* Start Extracted records *
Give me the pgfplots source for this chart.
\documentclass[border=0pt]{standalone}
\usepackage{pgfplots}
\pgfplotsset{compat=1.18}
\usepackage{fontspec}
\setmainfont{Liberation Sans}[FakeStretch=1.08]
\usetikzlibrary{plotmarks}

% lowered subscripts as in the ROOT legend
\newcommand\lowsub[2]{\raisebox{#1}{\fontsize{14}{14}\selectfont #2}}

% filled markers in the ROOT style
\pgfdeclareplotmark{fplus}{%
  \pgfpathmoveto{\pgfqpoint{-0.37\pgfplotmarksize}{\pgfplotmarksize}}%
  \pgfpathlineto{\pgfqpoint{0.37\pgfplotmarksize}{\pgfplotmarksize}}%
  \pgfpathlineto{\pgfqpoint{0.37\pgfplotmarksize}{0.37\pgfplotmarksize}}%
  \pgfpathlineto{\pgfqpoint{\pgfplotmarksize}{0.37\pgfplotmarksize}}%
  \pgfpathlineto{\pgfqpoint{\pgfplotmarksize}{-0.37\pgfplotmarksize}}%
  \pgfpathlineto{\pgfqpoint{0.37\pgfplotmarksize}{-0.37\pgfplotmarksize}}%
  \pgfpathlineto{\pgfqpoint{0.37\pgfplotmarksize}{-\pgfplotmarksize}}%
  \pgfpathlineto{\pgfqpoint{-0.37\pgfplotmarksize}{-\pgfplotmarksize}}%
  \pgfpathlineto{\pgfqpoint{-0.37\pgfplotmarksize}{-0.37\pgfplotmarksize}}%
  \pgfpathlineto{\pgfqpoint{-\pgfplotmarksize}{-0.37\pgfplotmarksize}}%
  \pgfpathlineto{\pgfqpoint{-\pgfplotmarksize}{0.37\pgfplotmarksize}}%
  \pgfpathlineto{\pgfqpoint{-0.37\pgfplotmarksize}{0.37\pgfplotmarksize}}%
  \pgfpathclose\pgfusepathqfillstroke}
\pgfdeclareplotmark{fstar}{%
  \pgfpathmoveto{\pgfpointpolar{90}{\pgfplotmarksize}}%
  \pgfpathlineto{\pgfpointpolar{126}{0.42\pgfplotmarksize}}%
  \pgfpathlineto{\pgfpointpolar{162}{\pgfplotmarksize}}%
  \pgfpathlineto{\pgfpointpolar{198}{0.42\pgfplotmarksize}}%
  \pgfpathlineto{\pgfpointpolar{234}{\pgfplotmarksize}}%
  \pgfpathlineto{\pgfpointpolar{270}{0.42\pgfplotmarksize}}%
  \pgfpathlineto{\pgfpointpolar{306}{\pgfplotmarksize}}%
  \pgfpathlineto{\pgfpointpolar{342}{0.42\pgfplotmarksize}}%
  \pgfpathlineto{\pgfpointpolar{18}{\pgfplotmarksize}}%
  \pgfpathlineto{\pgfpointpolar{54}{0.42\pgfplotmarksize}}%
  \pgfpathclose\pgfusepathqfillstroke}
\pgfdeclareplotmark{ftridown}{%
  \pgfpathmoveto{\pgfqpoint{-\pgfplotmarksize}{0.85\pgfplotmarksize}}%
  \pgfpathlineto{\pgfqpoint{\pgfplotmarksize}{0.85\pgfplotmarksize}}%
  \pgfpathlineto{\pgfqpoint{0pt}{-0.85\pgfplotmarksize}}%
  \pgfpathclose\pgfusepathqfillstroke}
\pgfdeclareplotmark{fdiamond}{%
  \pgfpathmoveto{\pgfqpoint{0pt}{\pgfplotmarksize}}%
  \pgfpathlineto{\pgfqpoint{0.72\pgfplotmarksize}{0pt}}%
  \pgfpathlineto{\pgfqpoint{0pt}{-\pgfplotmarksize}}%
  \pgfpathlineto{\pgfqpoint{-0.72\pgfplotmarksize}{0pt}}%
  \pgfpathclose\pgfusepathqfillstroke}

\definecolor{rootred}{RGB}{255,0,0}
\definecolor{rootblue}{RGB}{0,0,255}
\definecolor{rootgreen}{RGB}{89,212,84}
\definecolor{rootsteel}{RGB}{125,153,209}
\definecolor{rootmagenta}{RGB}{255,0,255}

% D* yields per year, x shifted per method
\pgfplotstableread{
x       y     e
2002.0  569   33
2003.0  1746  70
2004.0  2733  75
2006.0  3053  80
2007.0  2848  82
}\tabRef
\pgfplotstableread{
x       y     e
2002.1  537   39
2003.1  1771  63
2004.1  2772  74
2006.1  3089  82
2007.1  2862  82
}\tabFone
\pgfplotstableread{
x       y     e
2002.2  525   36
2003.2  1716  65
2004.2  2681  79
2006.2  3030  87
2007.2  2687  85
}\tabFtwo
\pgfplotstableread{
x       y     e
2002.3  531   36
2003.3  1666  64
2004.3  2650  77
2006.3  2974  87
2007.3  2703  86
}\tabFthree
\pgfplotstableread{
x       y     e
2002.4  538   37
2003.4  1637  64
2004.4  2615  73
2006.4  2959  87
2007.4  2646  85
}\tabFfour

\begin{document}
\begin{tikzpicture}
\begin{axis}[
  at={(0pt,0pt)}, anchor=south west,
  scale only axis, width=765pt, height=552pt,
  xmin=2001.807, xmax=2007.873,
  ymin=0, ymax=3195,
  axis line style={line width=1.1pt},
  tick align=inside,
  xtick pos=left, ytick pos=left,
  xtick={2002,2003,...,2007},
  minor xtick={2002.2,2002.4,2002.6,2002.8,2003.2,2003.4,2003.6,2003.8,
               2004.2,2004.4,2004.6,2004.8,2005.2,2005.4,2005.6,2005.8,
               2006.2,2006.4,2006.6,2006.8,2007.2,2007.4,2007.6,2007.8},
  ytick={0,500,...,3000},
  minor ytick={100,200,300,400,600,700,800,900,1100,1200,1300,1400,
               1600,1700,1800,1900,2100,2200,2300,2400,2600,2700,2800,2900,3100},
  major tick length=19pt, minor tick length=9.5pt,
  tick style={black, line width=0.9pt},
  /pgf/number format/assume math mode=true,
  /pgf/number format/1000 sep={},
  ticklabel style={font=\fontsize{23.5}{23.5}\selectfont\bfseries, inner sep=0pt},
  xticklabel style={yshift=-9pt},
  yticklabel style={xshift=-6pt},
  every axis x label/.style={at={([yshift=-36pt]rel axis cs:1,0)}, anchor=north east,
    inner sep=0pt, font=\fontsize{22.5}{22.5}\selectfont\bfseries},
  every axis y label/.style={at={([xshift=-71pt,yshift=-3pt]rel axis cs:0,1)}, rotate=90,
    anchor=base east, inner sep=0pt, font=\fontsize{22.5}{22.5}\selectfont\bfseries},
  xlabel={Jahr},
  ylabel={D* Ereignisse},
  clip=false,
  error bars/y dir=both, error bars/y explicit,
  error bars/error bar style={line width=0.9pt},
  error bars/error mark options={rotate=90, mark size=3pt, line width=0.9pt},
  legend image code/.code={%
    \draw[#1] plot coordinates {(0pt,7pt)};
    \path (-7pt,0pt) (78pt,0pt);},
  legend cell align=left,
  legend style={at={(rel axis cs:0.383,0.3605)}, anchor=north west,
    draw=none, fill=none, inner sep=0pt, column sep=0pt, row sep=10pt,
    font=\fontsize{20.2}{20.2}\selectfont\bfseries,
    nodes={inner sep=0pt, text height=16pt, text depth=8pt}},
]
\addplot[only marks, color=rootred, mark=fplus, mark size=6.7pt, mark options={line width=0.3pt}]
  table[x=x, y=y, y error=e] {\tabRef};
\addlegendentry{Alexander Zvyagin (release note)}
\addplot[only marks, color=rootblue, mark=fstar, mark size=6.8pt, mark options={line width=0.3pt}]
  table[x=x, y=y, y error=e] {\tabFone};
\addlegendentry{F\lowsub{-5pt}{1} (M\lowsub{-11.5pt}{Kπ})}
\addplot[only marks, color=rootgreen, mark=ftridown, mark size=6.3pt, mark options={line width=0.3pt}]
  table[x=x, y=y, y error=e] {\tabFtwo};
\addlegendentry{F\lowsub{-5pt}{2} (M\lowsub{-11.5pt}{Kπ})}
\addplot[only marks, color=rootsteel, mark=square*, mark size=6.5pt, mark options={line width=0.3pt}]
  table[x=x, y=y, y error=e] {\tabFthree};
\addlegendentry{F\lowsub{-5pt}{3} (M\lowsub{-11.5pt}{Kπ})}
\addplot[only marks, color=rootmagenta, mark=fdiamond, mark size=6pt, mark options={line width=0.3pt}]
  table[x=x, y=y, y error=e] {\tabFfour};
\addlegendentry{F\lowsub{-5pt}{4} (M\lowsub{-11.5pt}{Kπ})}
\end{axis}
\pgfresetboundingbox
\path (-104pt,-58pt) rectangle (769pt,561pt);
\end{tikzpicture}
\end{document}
* End Extracted records *
* Start Extracted records *
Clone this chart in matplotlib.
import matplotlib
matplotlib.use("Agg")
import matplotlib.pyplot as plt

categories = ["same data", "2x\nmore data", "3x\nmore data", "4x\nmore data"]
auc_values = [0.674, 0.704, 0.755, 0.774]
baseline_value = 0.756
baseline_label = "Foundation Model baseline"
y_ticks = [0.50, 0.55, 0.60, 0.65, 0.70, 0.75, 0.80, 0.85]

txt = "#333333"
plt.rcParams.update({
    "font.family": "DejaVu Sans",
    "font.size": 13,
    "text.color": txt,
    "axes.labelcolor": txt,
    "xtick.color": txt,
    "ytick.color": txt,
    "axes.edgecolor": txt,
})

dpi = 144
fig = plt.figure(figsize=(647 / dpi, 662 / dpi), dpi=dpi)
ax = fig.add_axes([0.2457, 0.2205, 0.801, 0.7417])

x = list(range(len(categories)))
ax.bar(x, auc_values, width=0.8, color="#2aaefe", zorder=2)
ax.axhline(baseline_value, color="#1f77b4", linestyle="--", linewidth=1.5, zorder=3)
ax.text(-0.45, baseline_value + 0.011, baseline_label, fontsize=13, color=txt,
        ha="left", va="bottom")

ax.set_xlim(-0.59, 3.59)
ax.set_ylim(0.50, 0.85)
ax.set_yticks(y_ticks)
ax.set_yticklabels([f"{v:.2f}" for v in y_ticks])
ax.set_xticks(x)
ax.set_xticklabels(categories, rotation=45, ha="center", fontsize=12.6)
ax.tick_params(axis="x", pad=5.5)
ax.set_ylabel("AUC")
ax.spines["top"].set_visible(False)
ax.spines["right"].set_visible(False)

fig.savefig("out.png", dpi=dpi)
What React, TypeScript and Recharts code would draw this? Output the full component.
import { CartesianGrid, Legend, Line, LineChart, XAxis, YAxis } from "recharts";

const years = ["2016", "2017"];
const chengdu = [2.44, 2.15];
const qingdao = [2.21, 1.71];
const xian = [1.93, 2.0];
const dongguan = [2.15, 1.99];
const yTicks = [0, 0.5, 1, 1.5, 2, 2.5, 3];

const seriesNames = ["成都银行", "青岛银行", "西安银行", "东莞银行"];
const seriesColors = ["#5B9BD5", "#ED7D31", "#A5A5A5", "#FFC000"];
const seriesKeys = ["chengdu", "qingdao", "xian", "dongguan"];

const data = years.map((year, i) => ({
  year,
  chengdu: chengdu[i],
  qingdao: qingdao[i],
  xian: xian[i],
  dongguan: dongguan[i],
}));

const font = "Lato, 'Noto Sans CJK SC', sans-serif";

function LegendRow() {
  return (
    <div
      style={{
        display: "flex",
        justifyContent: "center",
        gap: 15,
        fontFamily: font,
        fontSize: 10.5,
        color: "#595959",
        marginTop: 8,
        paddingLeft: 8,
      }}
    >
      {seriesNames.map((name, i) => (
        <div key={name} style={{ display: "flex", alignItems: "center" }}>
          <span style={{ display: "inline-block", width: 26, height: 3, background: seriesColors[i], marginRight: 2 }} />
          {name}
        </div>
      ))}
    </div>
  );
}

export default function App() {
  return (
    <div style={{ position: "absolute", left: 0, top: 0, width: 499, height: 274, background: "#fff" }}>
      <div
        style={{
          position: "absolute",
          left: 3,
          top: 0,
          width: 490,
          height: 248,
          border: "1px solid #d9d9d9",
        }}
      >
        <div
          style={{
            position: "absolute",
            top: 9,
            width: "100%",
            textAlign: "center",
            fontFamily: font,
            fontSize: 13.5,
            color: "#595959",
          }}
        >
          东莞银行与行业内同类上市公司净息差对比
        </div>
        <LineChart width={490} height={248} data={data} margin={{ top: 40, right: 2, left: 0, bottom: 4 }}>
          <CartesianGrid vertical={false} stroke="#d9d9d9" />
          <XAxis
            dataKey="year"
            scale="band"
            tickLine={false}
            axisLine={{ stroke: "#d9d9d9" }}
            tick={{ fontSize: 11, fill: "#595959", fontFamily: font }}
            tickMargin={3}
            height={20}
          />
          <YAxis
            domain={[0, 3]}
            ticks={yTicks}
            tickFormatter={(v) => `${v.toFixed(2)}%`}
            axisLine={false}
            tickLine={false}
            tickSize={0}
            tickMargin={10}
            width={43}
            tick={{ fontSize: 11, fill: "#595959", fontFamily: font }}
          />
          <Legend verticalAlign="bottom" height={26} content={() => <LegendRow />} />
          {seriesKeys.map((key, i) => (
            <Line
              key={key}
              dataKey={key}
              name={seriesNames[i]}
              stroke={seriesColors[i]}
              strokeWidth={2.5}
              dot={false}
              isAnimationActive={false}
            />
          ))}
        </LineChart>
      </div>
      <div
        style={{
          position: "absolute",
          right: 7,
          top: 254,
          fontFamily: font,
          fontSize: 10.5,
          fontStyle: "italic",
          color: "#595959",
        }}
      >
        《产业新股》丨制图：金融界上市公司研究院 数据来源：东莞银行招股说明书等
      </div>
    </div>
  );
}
* End Extracted records *
* Start Extracted records *
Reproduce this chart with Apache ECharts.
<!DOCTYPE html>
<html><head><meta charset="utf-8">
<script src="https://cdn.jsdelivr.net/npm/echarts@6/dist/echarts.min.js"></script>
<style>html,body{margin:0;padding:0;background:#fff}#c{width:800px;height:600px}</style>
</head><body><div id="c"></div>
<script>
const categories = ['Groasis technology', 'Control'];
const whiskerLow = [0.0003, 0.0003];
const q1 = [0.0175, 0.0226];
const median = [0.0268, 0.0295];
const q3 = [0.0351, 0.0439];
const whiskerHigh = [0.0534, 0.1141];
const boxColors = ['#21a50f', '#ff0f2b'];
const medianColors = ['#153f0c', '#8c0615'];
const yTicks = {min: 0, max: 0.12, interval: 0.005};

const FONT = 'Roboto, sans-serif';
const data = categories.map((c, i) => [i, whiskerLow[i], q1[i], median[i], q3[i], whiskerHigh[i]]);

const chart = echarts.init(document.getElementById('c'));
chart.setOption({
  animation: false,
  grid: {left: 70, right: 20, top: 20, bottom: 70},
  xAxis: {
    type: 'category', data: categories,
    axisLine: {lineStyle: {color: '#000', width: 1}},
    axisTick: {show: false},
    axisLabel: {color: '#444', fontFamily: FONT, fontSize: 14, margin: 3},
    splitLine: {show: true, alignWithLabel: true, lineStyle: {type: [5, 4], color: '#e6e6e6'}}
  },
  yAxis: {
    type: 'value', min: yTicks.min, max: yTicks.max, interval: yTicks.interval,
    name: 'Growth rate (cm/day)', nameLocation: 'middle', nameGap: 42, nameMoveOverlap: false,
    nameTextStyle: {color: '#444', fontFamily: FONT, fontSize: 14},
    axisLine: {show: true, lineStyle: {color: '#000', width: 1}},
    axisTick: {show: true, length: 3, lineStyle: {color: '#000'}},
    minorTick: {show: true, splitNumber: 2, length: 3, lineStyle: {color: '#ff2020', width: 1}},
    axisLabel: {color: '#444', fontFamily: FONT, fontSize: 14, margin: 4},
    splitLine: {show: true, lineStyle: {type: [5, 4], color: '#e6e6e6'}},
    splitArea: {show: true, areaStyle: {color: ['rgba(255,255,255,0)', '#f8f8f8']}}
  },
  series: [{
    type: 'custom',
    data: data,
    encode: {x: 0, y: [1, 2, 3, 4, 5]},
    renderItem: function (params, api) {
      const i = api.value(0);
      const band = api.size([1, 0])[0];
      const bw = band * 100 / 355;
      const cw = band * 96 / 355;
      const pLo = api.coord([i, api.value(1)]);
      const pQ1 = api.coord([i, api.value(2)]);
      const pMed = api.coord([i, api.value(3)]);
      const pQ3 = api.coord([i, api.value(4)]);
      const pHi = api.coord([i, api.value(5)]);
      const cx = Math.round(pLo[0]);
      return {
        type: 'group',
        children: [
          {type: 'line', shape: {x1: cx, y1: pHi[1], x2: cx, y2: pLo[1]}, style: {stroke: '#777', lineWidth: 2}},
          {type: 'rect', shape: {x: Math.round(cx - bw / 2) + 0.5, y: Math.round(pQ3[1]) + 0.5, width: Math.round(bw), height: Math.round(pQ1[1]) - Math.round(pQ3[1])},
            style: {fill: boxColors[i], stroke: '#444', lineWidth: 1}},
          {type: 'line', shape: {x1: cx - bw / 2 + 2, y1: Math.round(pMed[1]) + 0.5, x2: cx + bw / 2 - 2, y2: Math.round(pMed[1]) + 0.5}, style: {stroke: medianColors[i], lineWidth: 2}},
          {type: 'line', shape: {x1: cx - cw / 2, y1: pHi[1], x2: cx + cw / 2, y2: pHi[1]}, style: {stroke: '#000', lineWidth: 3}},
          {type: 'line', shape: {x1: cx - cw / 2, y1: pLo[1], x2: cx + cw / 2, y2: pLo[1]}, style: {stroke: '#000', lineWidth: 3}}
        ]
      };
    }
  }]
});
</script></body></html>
* End Extracted records *
**Your instructions**
Transcribe exactly, and only, the lines beginning at the line containing "Clone this chart in matplotlib." and ending at the line containing "ax = fig.add_axes([0.2457, 0.2205, 0.801, 0.7417])", both inclusive.

**Reply**
Clone this chart in matplotlib.
import matplotlib
matplotlib.use("Agg")
import matplotlib.pyplot as plt

categories = ["same data", "2x\nmore data", "3x\nmore data", "4x\nmore data"]
auc_values = [0.674, 0.704, 0.755, 0.774]
baseline_value = 0.756
baseline_label = "Foundation Model baseline"
y_ticks = [0.50, 0.55, 0.60, 0.65, 0.70, 0.75, 0.80, 0.85]

txt = "#333333"
plt.rcParams.update({
    "font.family": "DejaVu Sans",
    "font.size": 13,
    "text.color": txt,
    "axes.labelcolor": txt,
    "xtick.color": txt,
    "ytick.color": txt,
    "axes.edgecolor": txt,
})

dpi = 144
fig = plt.figure(figsize=(647 / dpi, 662 / dpi), dpi=dpi)
ax = fig.add_axes([0.2457, 0.2205, 0.801, 0.7417])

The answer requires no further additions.